News
Female Trouble
'We've seen women pull things on the course guys never would.' --Lynn Marriott
In golf-industry parlance, the dismissive, rude, even cruel behavior we see some men exhibit toward women is known as a "barrier to entry." In practical terms, a woman has to damn near burn with desire to play a game that is historically, culturally and demographically dominated by the other sex.
Though men control the playing field, they aren't the only bad actors out there. Women exhibit plenty of meanness and guile; they just express it differently, more subtly, and in culturally determined ways. Men can be hostile to women they perceive as invading their sacred playing grounds, but women, who have no claim of propriety to the course, tend to take out their frustrations and aggressions on each other.
Pia Nilsson and Lynn Marriott, longtime savants of golf and human behavior, teach lessons to all-men, all-women and co-ed groups at their Arizona academy. "Men are pretty upfront in the way they act," Nilsson says. "They're always teasing, being sarcastic, needling each other. Women interact differently. Not always, but often, we'll see that they talk behind each other's backs. They watch and whisper, 'Oh, she's not very good.' They do the whole comparison thing right away: the clothes, the body, the level of play."
Adds Marriott: "We've seen women pull things on the course guys never would. When guys putt a ball inside the leather, they usually give the putt and pick up. Women make each other putt the ball. They know you can miss. They want you to miss, to see you embarrass yourself."
Golf rules, it turns out, are one of the singular and favored forms of female torment. In the magazine Golf for Women, where I was editor-in-chief, we once ran an article called "Attack of the Rules Queens," which described devious players who intimidate opponents and less-experienced golfers with allegations of rules violations. It prompted enormous reader reaction.

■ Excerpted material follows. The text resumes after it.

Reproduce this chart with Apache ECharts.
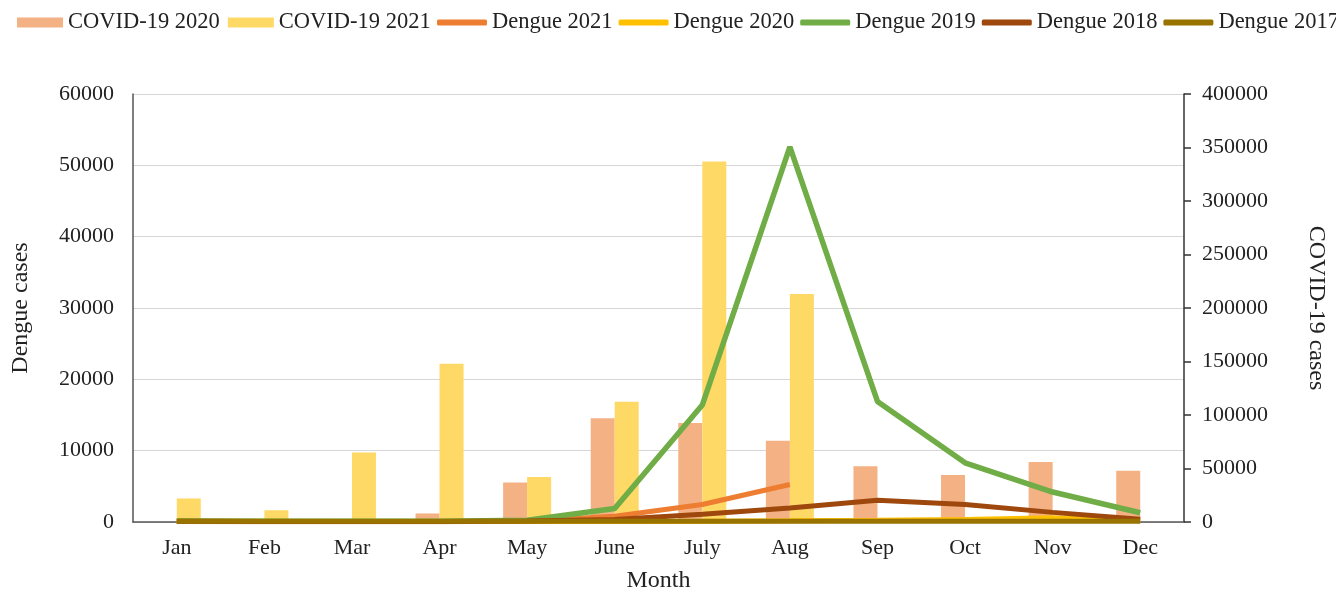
<!DOCTYPE html>
<html>
<head>
<meta charset="utf-8">
<script src="https://cdn.jsdelivr.net/npm/echarts@6/dist/echarts.min.js"></script>
<style>html,body{margin:0;padding:0;background:#fff}#c{width:1336px;height:598px}</style>
</head>
<body>
<div id="c"></div>
<script>
const months = ['Jan','Feb','Mar','Apr','May','June','July','Aug','Sep','Oct','Nov','Dec'];
const covid2020 = [0, 0, 0, 8000, 37000, 97000, 92500, 76000, 52000, 44000, 56000, 48000];
const covid2021 = [22000, 11000, 65000, 148000, 42000, 112500, 337000, 213000, null, null, null, null];
const dengue2021 = [60, 50, 40, 40, 150, 800, 2450, 5250, null, null, null, null];
const dengue2020 = [120, 100, 80, 60, 60, 80, 120, 180, 250, 350, 600, 200];
const dengue2019 = [150, 100, 100, 100, 250, 1900, 16400, 52600, 16900, 8300, 4200, 1300];
const dengue2018 = [100, 80, 80, 80, 150, 350, 1100, 1950, 3050, 2450, 1350, 400];
const dengue2017 = [100, 100, 100, 100, 100, 100, 100, 100, 100, 100, 100, 100];
const leftTicks = {min: 0, max: 60000, interval: 10000};
const rightTicks = {min: 0, max: 400000, interval: 50000};

const FONT = 'Liberation Serif';
const TXT = '#222';
const chart = echarts.init(document.getElementById('c'));
function lineSeries(name, data, color, width) {
  return {name, type: 'line', yAxisIndex: 0, data, symbol: 'none', showSymbol: false,
    lineStyle: {color, width: width || 5}, itemStyle: {color}, z: 3};
}
chart.setOption({
  animation: false,
  textStyle: {fontFamily: FONT, color: TXT},
  legend: [
    {left: 17, top: 11, padding: 0, width: 1000, itemWidth: 46, itemHeight: 10, itemGap: 8, icon: 'rect',
      textStyle: {fontFamily: FONT, fontSize: 22.5, color: TXT}, data: ['COVID-19 2020','COVID-19 2021']},
    {left: 437, top: 11, padding: 0, width: 2000, itemWidth: 50, itemHeight: 6, itemGap: 6, icon: 'roundRect',
      textStyle: {fontFamily: FONT, fontSize: 22.5, color: TXT},
      data: ['Dengue 2021','Dengue 2020','Dengue 2019','Dengue 2018','Dengue 2017']}
  ],
  grid: {left: 133, right: 150, top: 94, bottom: 71},
  xAxis: {
    type: 'category', data: months, boundaryGap: true,
    axisLine: {lineStyle: {color: '#555', width: 1.5}},
    axisTick: {show: false},
    axisLabel: {fontFamily: FONT, fontSize: 22, color: TXT, margin: 15},
    name: 'Month', nameLocation: 'middle', nameGap: 47,
    nameTextStyle: {fontFamily: FONT, fontSize: 24, color: TXT}
  },
  yAxis: [
    {type: 'value', position: 'left', min: leftTicks.min, max: leftTicks.max, interval: leftTicks.interval,
      axisLine: {show: true, lineStyle: {color: '#555', width: 1.5}},
      axisTick: {show: false},
      splitLine: {lineStyle: {color: '#d6d6d6', width: 1.2}},
      axisLabel: {fontFamily: FONT, fontSize: 22, color: TXT, margin: 19, formatter: v => String(v)},
      name: 'Dengue cases', nameLocation: 'middle', nameGap: 100, nameRotate: 90,
      nameTextStyle: {fontFamily: FONT, fontSize: 24, color: TXT}},
    {type: 'value', position: 'right', min: rightTicks.min, max: rightTicks.max, interval: rightTicks.interval,
      axisLine: {show: true, lineStyle: {color: '#333', width: 1.5}},
      axisTick: {show: true, inside: false, length: 7, lineStyle: {color: '#333', width: 1.5}},
      splitLine: {show: false},
      axisLabel: {fontFamily: FONT, fontSize: 22, color: TXT, margin: 18, formatter: v => String(v)},
      name: 'COVID-19 cases', nameLocation: 'middle', nameGap: 120, nameRotate: -90,
      nameTextStyle: {fontFamily: FONT, fontSize: 24, color: TXT}}
  ],
  series: [
    {name: 'COVID-19 2020', type: 'bar', yAxisIndex: 1, data: covid2020, barWidth: 24, barGap: '0%',
      itemStyle: {color: '#F4B183'}, z: 2},
    {name: 'COVID-19 2021', type: 'bar', yAxisIndex: 1, data: covid2021, barWidth: 24, barGap: '0%',
      itemStyle: {color: '#FFD966'}, z: 2},
    lineSeries('Dengue 2021', dengue2021, '#ED7D31'),
    lineSeries('Dengue 2020', dengue2020, '#FFC000'),
    lineSeries('Dengue 2019', dengue2019, '#70AD47', 5.5),
    lineSeries('Dengue 2018', dengue2018, '#9E480E'),
    lineSeries('Dengue 2017', dengue2017, '#997300')
  ]
});
</script>
</body>
</html>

"Thank you for this article," one woman wrote. "It's about time we talk openly about the biddies, the pariahs, the piranhas or worse. Every course has them, and every woman golfer needs to beware." As another reader put it: "They can turn a golf round into a horror story; they've reduced players to tears, and caused other women to quit a league, or a club."
Interestingly, how males and females react to a good performance also sometimes differs. One former LPGA pro who has spent time on the men's and women's tours observes: "You walk into the players' lunchroom on the PGA Tour, and guys seem genuinely happy for the person who walks in who's played well. The mood in the LPGA Tour players' lounge can be different. A woman walks in after a great round, and the response isn't always supportive. You can sometimes feel the resentfulness, the jealousy."
Though the premise of the accompanying article can be true--that men are often unwelcoming to women on the golf course--when we dig deeper, we see that women can be exclusionary as well. Marriott remembers being a talented junior golfer in upstate New York and trying to play with the adult women's groups at her club. "No way they were going to let me play with them," she recalls. "I guess they thought I would make them look bad."
So what are we to conclude? After years of studying humans in primitive societies, Margaret Mead wrote that "feminine" and "masculine" behaviors aren't innate but result from socialization and cultural expectations. And those behaviors evolve. To that point, Nilsson and Marriott are already observing different behavior in younger golfers. "The men under 35 that we work with couldn't care less that we're women teaching them," Nilsson says. "They're not threatened. In the same way, we see some of the younger women players we work with treating each other more openly and honestly, with less backbiting and gamesmanship."
As we all continue to evolve, I'll take inspiration from my experience, and from the golfers at Southampton Golf Club on Long Island. On our weekly Ladies' Days during the summer, Susan Hobbs, the former chair of our Women's Association, has always been on the first tee, welcoming, making introductions, encouraging, cheering on the group. When a new member shows up for the first time, Susan has always put her in her foursome and arranged a follow-up game with other women.
On any given afternoon, I can arrive at the club as a single and walk to the first tee, joining a couple of guys I barely know. We'll walk the course together and commiserate about the diabolical new bunkers. By the end of the round, we've forged new friendships. It's a shared love of the game, an opportunity to meet new people. As that oldest of sayings goes, the golf ball doesn't care whether it's a man or a woman standing over it. And neither should we.